By Kendall D Aaron
I live on some property just outside of Boerne that backs up to an enormous hill. I won’t call it a “mountain”, but darn it, it’s pretty tall. It has to be one of the taller hills in the area. My property does not run to the top of the hill, but I got a wild hair the other day and figured that it was about time that I climb that old hill.
I jumped a fence, then another, ducked under countless cedar trees, and after a half dozen stops to catch my breath, I reached the top of the hill. I sat down at the top and was simply overwhelmed. I’m 6 miles outside Boerne and I could see the water tower on School Street clearly. I could see miles in every direction, and it took me minutes to take it all in. The wind was pretty blustery, but the skies were blue and the vistas stretched endlessly.
Once my feeble mind had processed the scope of the entire sight, I was able to simply sit and enjoy. Slowly my thoughts melted away like ice cream and eventually it was a most precious moment to simply sit, enjoy, and be peaceful. I thought about how lucky I was, how much I love my family, and how my life was going. I was at peace.
After a while I thought about how ridiculous it is that sometimes we must travel to such great lengths to find peace. Why can I not have this feeling of peace while sitting in my warm living room? Why must I climb Mt. Everest to find solace? I realized that sometimes peace can be hard to come by.
Author Catherine Marshall tells a story I really like in one of her books: “A king once offered a prize to the artist who could paint the best picture of peace. Many tried, but there were only two the king really liked. One was of a calm lake. It was a perfect mirror for the peaceful towering mountains all around it.
Overhead was a blue sky with fluffy white clouds. The other picture had mountains too. But they were rugged and bare. Above them was an angry sky from which fell rain, and in which lightning played. Down the side of the mountains tumbled a waterfall. This did not look peaceful at all. But when the king looked closely he saw behind the waterfall a tiny bush growing in a crack in the rock. In the bush a mother bird had built her nest. There, in spite of the rush of angry water, she sat on her nest – in perfect peace.

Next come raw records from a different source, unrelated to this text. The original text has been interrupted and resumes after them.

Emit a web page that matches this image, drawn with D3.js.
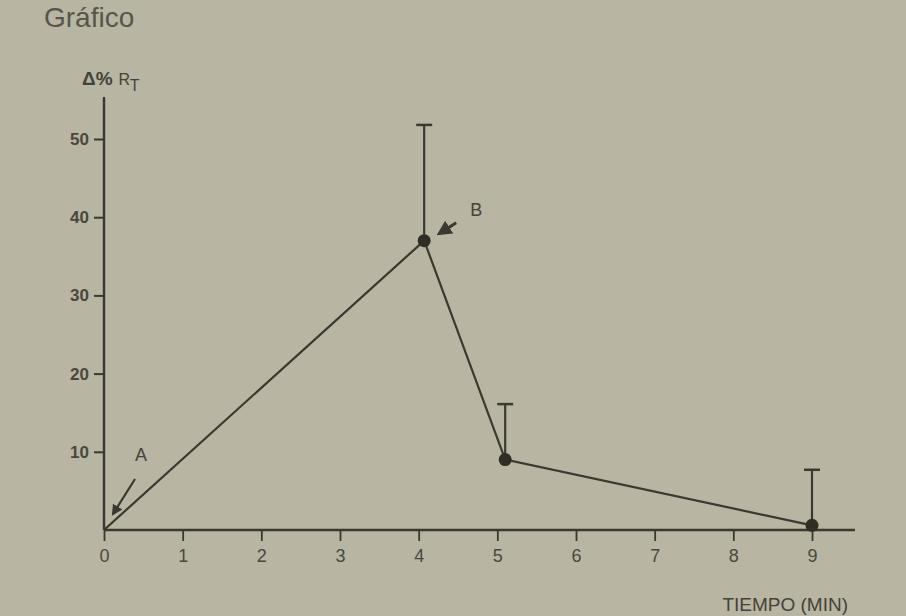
<!DOCTYPE html>
<html><head><meta charset="utf-8">
<script src="https://cdn.jsdelivr.net/npm/d3@7"></script>
<style>html,body{margin:0;padding:0;background:#b8b5a2;}svg{display:block;}</style>
</head><body>
<script>
const times = [0, 4.07, 5.1, 9];
const values = [0, 37, 9, 0.6];
const errorTops = [null, 51.8, 16.1, 7.7];
const pointLabels = ["A", "B", null, null];
const xTicks = [0,1,2,3,4,5,6,7,8,9];
const yTicks = [10,20,30,40,50];

const W = 906, H = 616;
const ink = "#3b392f";
const svg = d3.select("body").append("svg").attr("width", W).attr("height", H);
svg.append("rect").attr("width", W).attr("height", H).attr("fill", "#b8b5a2");

const x = d3.scaleLinear().domain([0, 9]).range([104, 812]);
const y = d3.scaleLinear().domain([0, 50]).range([530, 139]);

// title
svg.append("text").attr("x", 44).attr("y", 27).attr("font-family", "Liberation Sans, Arial, sans-serif")
  .attr("font-size", 28).attr("fill", "#56554a").text("Gráfico");

// axes lines
svg.append("line").attr("x1", x(0)).attr("x2", x(0)).attr("y1", y(0)).attr("y2", 97)
  .attr("stroke", ink).attr("stroke-width", 2.4);
svg.append("line").attr("x1", x(0)).attr("x2", 855).attr("y1", y(0)).attr("y2", y(0))
  .attr("stroke", ink).attr("stroke-width", 2.4);

// y axis ticks
const yAxis = d3.axisLeft(y).tickValues(yTicks).tickSize(10).tickPadding(5).tickFormat(d3.format("d"));
const gy = svg.append("g").attr("transform", `translate(${x(0)},0)`).call(yAxis);
gy.select(".domain").remove();
gy.selectAll(".tick line").attr("stroke", ink).attr("stroke-width", 2);
gy.selectAll(".tick text").attr("font-family", "Liberation Sans, Arial, sans-serif").attr("font-size", 17)
  .attr("font-weight", "bold").attr("fill", "#4a483e");

// x axis ticks
const xAxis = d3.axisBottom(x).tickValues(xTicks).tickSize(11).tickPadding(8).tickFormat(d3.format("d"));
const gx = svg.append("g").attr("transform", `translate(0,${y(0)})`).call(xAxis);
gx.select(".domain").remove();
gx.selectAll(".tick line").attr("stroke", ink).attr("stroke-width", 1.8);
gx.selectAll(".tick text").attr("font-family", "Liberation Sans Narrow, Liberation Sans, Arial, sans-serif").attr("font-size", 18)
  .attr("fill", "#4a483e");

// axis labels
const yl = svg.append("text").attr("x", 82).attr("y", 85).attr("font-family", "Liberation Sans, Arial, sans-serif")
  .attr("fill", "#44433a").attr("font-weight", "bold");
yl.append("tspan").attr("font-size", 19).text("Δ%");
yl.append("tspan").attr("font-size", 16).attr("dx", 6).attr("font-weight", "normal").text("R");
yl.append("tspan").attr("font-size", 16).attr("dy", 6).attr("font-weight", "normal").text("T");

svg.append("text").attr("x", 848).attr("y", 611).attr("text-anchor", "end")
  .attr("font-family", "Liberation Sans Narrow, Liberation Sans, Arial, sans-serif").attr("font-size", 19)
  .attr("fill", "#44433a").text("TIEMPO (MIN)");

const data = times.map((t, i) => ({t, v: values[i], e: errorTops[i], lab: pointLabels[i]}));

// error bars
const eb = data.filter(d => d.e != null);
svg.selectAll(".eb").data(eb).join("line").attr("x1", d => x(d.t)).attr("x2", d => x(d.t))
  .attr("y1", d => y(d.v)).attr("y2", d => y(d.e)).attr("stroke", ink).attr("stroke-width", 2.2);
svg.selectAll(".cap").data(eb).join("line").attr("x1", d => x(d.t) - 8).attr("x2", d => x(d.t) + 8)
  .attr("y1", d => y(d.e)).attr("y2", d => y(d.e)).attr("stroke", ink).attr("stroke-width", 2.5);

// line
svg.append("path").datum(data).attr("d", d3.line().x(d => x(d.t)).y(d => y(d.v)))
  .attr("fill", "none").attr("stroke", ink).attr("stroke-width", 2.2);

// points
svg.selectAll(".pt").data(data.filter((d, i) => i > 0)).join("circle")
  .attr("cx", d => x(d.t)).attr("cy", d => y(d.v)).attr("r", 6.5).attr("fill", "#2f2d26");

// annotations A and B with arrows
svg.append("defs").append("marker").attr("id", "ah").attr("viewBox", "0 0 10 10").attr("refX", 8).attr("refY", 5)
  .attr("markerWidth", 5).attr("markerHeight", 5).attr("orient", "auto")
  .append("path").attr("d", "M0,0L10,5L0,10z").attr("fill", ink);

const A = data[0], B = data[1];
svg.append("text").attr("x", x(A.t) + 37).attr("y", y(A.v) - 69).attr("text-anchor", "middle")
  .attr("font-family", "Liberation Sans, Arial, sans-serif").attr("font-size", 18).attr("fill", "#44433a").text(A.lab);
svg.append("line").attr("x1", x(A.t) + 31).attr("y1", y(A.v) - 51).attr("x2", x(A.t) + 9).attr("y2", y(A.v) - 16)
  .attr("stroke", ink).attr("stroke-width", 2.2).attr("marker-end", "url(#ah)");

svg.append("text").attr("x", x(B.t) + 52).attr("y", y(B.v) - 25).attr("text-anchor", "middle")
  .attr("font-family", "Liberation Sans, Arial, sans-serif").attr("font-size", 18).attr("fill", "#44433a").text(B.lab);
svg.append("line").attr("x1", x(B.t) + 32).attr("y1", y(B.v) - 18).attr("x2", x(B.t) + 15).attr("y2", y(B.v) - 7)
  .attr("stroke", ink).attr("stroke-width", 3).attr("marker-end", "url(#ah)");
</script>
</body></html>
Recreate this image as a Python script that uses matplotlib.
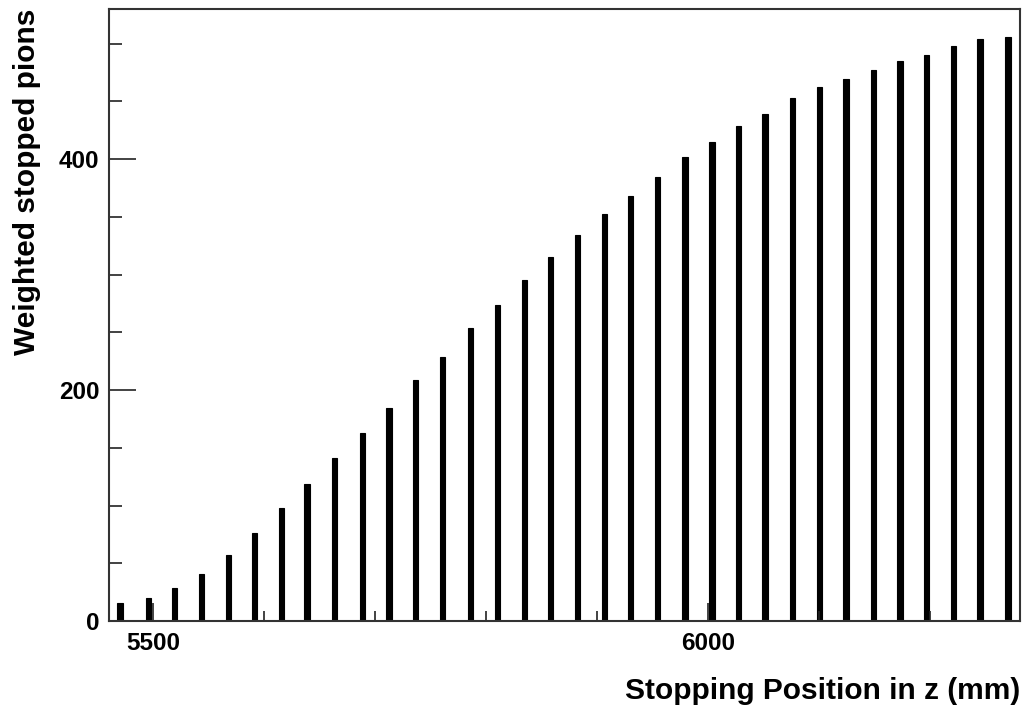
import matplotlib.pyplot as plt
from matplotlib.ticker import MultipleLocator

# stopping position of each filled bin (mm) and its weighted count
z_pos = [5470.3, 5496.0, 5519.4, 5543.7, 5568.0, 5591.4, 5615.8, 5638.7,
         5663.5, 5688.7, 5712.6, 5736.5, 5760.8, 5786.0, 5810.4, 5834.7,
         5858.1, 5882.4, 5906.8, 5930.2, 5954.5, 5979.3, 6003.6, 6027.5,
         6051.4, 6076.1, 6100.5, 6124.3, 6149.1, 6173.0, 6196.8, 6221.2,
         6245.0, 6270.3]
stopped = [15.9, 20.2, 28.3, 40.5, 57.2, 76.0, 97.6, 118.7,
           141.0, 162.6, 184.3, 208.8, 228.5, 253.6, 273.8, 295.5,
           315.2, 333.9, 352.4, 367.7, 384.2, 401.8, 414.5, 428.3,
           439.0, 453.0, 462.1, 469.7, 477.5, 485.3, 490.2, 497.7,
           504.1, 505.8]

plt.rcParams['font.family'] = ['Liberation Sans', 'DejaVu Sans']
plt.rcParams['font.weight'] = 'bold'

fig = plt.figure(figsize=(10.26, 7.06), dpi=100)
ax = fig.add_axes([0.1062, 0.1204, 0.8880, 0.8669])

ax.bar(z_pos, stopped, width=5.0, color='black', edgecolor='black',
       linewidth=0.8)

ax.set_xlim(5460.4, 6281)
ax.set_ylim(0, 530)

ax.xaxis.set_major_locator(MultipleLocator(500))
ax.xaxis.set_minor_locator(MultipleLocator(100))
ax.yaxis.set_major_locator(MultipleLocator(200))
ax.yaxis.set_minor_locator(MultipleLocator(50))

ax.tick_params(axis='x', which='major', direction='in', length=13,
               width=1.2, labelsize=17.5, pad=8, color='#222222')
ax.tick_params(axis='x', which='minor', direction='in', length=7.5,
               width=1.2, color='#222222')
ax.tick_params(axis='y', which='major', direction='in', length=19.5,
               width=1.2, labelsize=17.5, pad=7, color='#222222')
ax.tick_params(axis='y', which='minor', direction='in', length=9.5,
               width=1.2, color='#222222')

for s in ax.spines.values():
    s.set_linewidth(1.5)
    s.set_color('#333333')

ax.set_xlabel('Stopping Position in z (mm)', fontsize=21.5,
              fontweight='bold', loc='right', labelpad=16)
ax.set_ylabel('Weighted stopped pions', fontsize=21.5,
              fontweight='bold', loc='top', labelpad=13)

plt.savefig('out.png', dpi=100)
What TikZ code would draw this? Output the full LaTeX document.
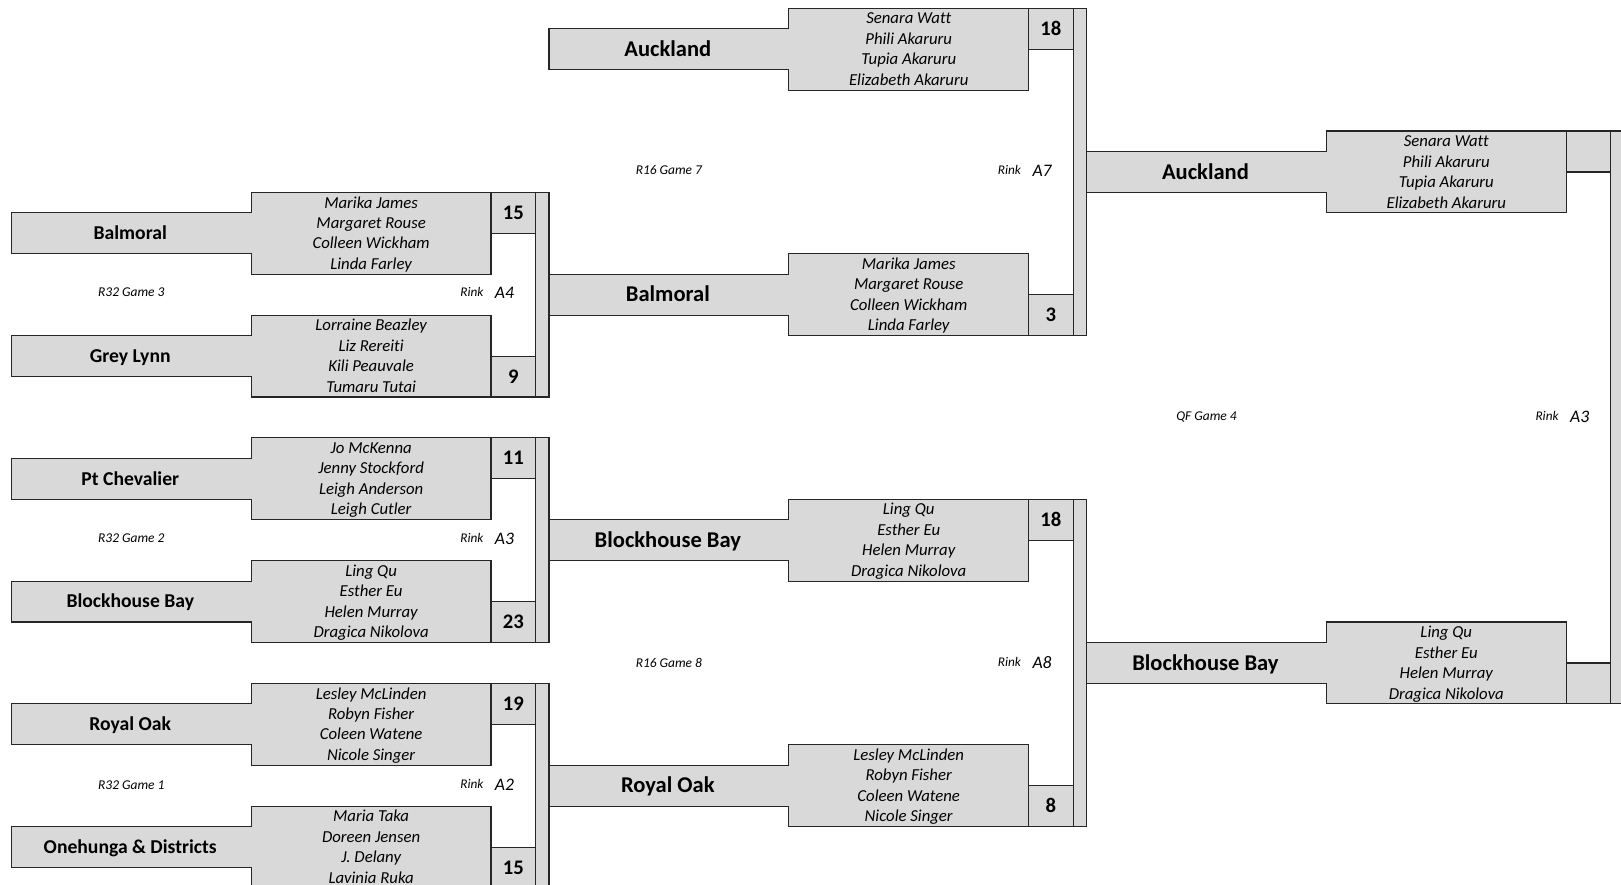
\documentclass[tikz,border=0pt]{standalone}
\usepackage{fontspec}
\setmainfont[Ligatures=NoCommon]{Carlito}
\definecolor{boxgray}{HTML}{D9D9D9}
\definecolor{edgecol}{HTML}{262626}
\tikzset{
  outline/.style={draw=edgecol, line width=0.55pt, fill=boxgray},
  teamA/.style={font=\bfseries\fontsize{9.5}{11}\selectfont, inner sep=0pt, text height=6.1pt, text depth=0pt},
  teamB/.style={font=\bfseries\fontsize{10.9}{12}\selectfont, inner sep=0pt, text height=7pt, text depth=0pt},
  pname/.style={font=\itshape\fontsize{8.1}{9}\selectfont, inner sep=0pt, text height=5.2pt, text depth=0pt},
  scoretxt/.style={font=\bfseries\fontsize{10}{12}\selectfont, inner sep=0pt, text height=6.4pt, text depth=0pt},
  gamelbl/.style={font=\itshape\fontsize{6.5}{8}\selectfont, inner sep=0pt, text height=4.2pt, text depth=0pt},
  rinklbl/.style={font=\itshape\fontsize{6.4}{8}\selectfont, inner sep=0pt, text height=4.1pt, text depth=0pt, anchor=east},
  rinkid/.style={font=\itshape\fontsize{8.5}{10}\selectfont, inner sep=0pt, text height=5.5pt, text depth=0pt},
}
\newcommand\rh{19.79}
% #1 id, #2 x0, #3 row, #4 team style, #5 team, #6 players, #7 score, #8 score slot
\newcommand\entry[8]{%
  \pgfmathsetmacro\etop{8+#3*\rh}%
  \path[outline] (#2,{\etop+\rh}) -- ({#2+232},{\etop+\rh}) -- ({#2+232},\etop) -- ({#2+464},\etop)
     -- ({#2+464},{\etop+4*\rh}) -- ({#2+232},{\etop+4*\rh}) -- ({#2+232},{\etop+3*\rh}) -- (#2,{\etop+3*\rh}) -- cycle;
  \node[#4] (#1-team) at ({#2+115},{\etop+2*\rh}) {#5};
  \foreach \nm [count=\i] in {#6} {\node[pname] (#1-p\i) at ({#2+348},{\etop+(\i-0.5)*\rh}) {\nm};}
  \path[outline] ({#2+464},{\etop+#8*2*\rh}) rectangle ({#2+507},{\etop+(#8+1)*2*\rh});
  \node[scoretxt] (#1-s) at ({#2+485.5},{\etop+(#8*2+1)*\rh}) {#7};
}
% #1 x0, #2 top row, #3 bottom row
\newcommand\vbar[3]{\path[outline] ({#1+507},{8+#2*\rh}) rectangle ({#1+520},{8+#3*\rh});}
% #1 id, #2 x0, #3 y, #4 game, #5 rink
\newcommand\glabel[5]{%
  \node[gamelbl] (#1-g) at ({#2+116},#3) {#4};
  \node[rinklbl] (#1-r) at ({#2+457},#3) {Rink};
  \node[rinkid] (#1-id) at ({#2+477},#3) {#5};
}
\begin{document}
\begin{tikzpicture}[x=0.5pt,y=-0.5pt]
\path[use as bounding box, clip] (0,0) rectangle (1568,856);
% Round of 32
\vbar{11}{9}{19}
\vbar{11}{21}{31}
\vbar{11}{33}{43}
\entry{bal1}{11}{9}{teamA}{Balmoral}{Marika James,Margaret Rouse,Colleen Wickham,Linda Farley}{15}{0}
\entry{gl1}{11}{15}{teamA}{Grey Lynn}{Lorraine Beazley,Liz Rereiti,Kili Peauvale,Tumaru Tutai}{9}{1}
\entry{pc1}{11}{21}{teamA}{Pt Chevalier}{Jo McKenna,Jenny Stockford,Leigh Anderson,Leigh Cutler}{11}{0}
\entry{bb1}{11}{27}{teamA}{Blockhouse Bay}{Ling Qu,Esther Eu,Helen Murray,Dragica Nikolova}{23}{1}
\entry{ro1}{11}{33}{teamA}{Royal Oak}{Lesley McLinden,Robyn Fisher,Coleen Watene,Nicole Singer}{19}{0}
\entry{on1}{11}{39}{teamA}{Onehunga \& Districts}{Maria Taka,Doreen Jensen,J. Delany,Lavinia Ruka}{15}{1}
\glabel{m3}{11}{283}{R32 Game 3}{A4}
\glabel{m2}{11}{521}{R32 Game 2}{A3}
\glabel{m1}{11}{759}{R32 Game 1}{A2}
% Round of 16
\vbar{531}{0}{16}
\vbar{531}{24}{40}
\entry{ak2}{531}{0}{teamB}{Auckland}{Senara Watt,Phili Akaruru,Tupia Akaruru,Elizabeth Akaruru}{18}{0}
\entry{bal2}{531}{12}{teamB}{Balmoral}{Marika James,Margaret Rouse,Colleen Wickham,Linda Farley}{3}{1}
\entry{bb2}{531}{24}{teamB}{Blockhouse Bay}{Ling Qu,Esther Eu,Helen Murray,Dragica Nikolova}{18}{0}
\entry{ro2}{531}{36}{teamB}{Royal Oak}{Lesley McLinden,Robyn Fisher,Coleen Watene,Nicole Singer}{8}{1}
\glabel{g7}{531}{165}{R16 Game 7}{A7}
\glabel{g8}{531}{641}{R16 Game 8}{A8}
% Quarter final
\vbar{1051}{6}{34}
\entry{ak3}{1051}{6}{teamB}{Auckland}{Senara Watt,Phili Akaruru,Tupia Akaruru,Elizabeth Akaruru}{}{0}
\entry{bb3}{1051}{30}{teamB}{Blockhouse Bay}{Ling Qu,Esther Eu,Helen Murray,Dragica Nikolova}{}{1}
\glabel{qf4}{1051}{403}{QF Game 4}{A3}
\end{tikzpicture}
\end{document}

Which picture do you think won the prize? The king chose the second picture. Why? ‘Because,’ explained the king, ‘Peace does not mean to be in a place where there is no noise, trouble or hard work. Peace means to be in the middle of all these things and still be calm in your heart.’”
After reading that, it really struck a chord with me. Don’t we all complain about the noise that surrounds us? Don’t we all bemoan our stresses at
work, our troubles at home, and our empty bank accounts? And I’m probably worst than most.
My job is killing me, taxes are wiping me out, and deadlines are constantly looming. Next month is going to be rough at work, this summer is going to be stressful, and next fall will be wild. I stress out about events that are months away and that may not even happen. And then I wonder why I can’t find my “peace”.
One of my favorite verses is “I can do all things through Christ who strengthens me.” I can resist temptation, I can be successful, and I can even find peace if I want it. Basically, I can do anything. However, in order to do that, I must understand where my strength comes from. Is it my ambition?
Sort of. Is it my perseverance? It helps. But my real strength comes from Christ and my ability to shut my trap for a minute, sit still, and focus on Him. I must close off the world for a moment, my own worries, and my outside distracters and allow Him to put His arms around me and reassure me.
The world is a noisy, dirty place. Without the presence of mind to SEEK your solace, you’ll never attain it. As we enter a new year, I pray that you’ll find a “mountain”, pack some water and go on an adventure. Even if your backyard has nothing more than the kid’s jungle gym.